First of all, we are using Intel SSE (128-bits XMM registers).
We are using cvtps2pd to convert packed single-precision floating-point values to double precision, then invoking sqrtsd, which computes the square root of a double precision float. We could have used sqrtps, which computes the square root of a single precision float, without converting it.

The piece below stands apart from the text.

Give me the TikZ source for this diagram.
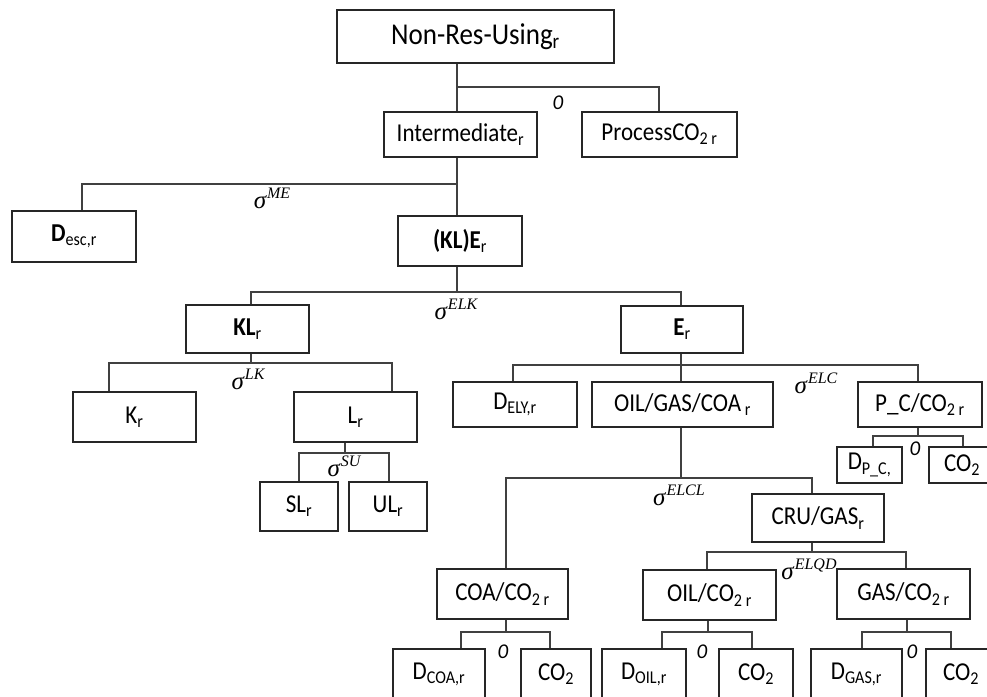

Then we are using the compare instruction ucomisd (Unordered Compare Scalar Double-Precision Floating-Point Values and Set EFLAGS) ucomisd %xmm0, %xmm0, then a JP (Jump if Parity) that overwrites the previous calculation and calls external sqrt (defined in math.h). Then retests, if equals, unpacks the double-precision float with unpcklpd and finally converts it to a single precision float with cvtpd2ps.
Wow.
-O1:
.globl multiply
.type multiply, @function
multiply:
.LFB3:
.cfi_startproc
movl %esi, %eax
imull %edi, %eax
ret
.cfi_endproc
.LFE3:
.size multiply, .-multiply
Much cleaner! :) . No wasted stack arithmetics, still using IMUL.
.globl half
.type half, @function
half:
.LFB4:
.cfi_startproc
movl %edi, %eax
shrl %eax
ret
.cfi_endproc
.LFE4:
.size half, .-half
No wasted stack arithmetics, still using SHR.
.globl twice
.type twice, @function
twice:
.LFB5:
.cfi_startproc
leal (%rdi,%rdi), %eax
ret
.cfi_endproc
.LFE5:
.size twice, .-twice
No wasted stack arithmetics, GCC prefers the LEA instruction, which can multiply registers content by small powers of two, too.
.globl radice
.type radice, @function
radice:
.LFB6:
.cfi_startproc
subq $8, %rsp
.cfi_def_cfa_offset 16
movaps %xmm0, %xmm1
sqrtss %xmm0, %xmm0
ucomiss %xmm0, %xmm0
jnp .L5
movaps %xmm1, %xmm0
call sqrtf
.L5:
addq $8, %rsp
.cfi_def_cfa_offset 8
ret
.cfi_endproc
.LFE6:
.size radice, .-radice
Still using SSE registers, finally no "silly" Single Precision -> Double Precision and then Double Precision -> Single Precision conversions. SQRTSS is used directly, without float packing. Same test as with -O0, but this time external sqrtf is called.
-O2 and superior optimizations:
Same as -O1.
Same as -O1, but with JNP/JP inversions.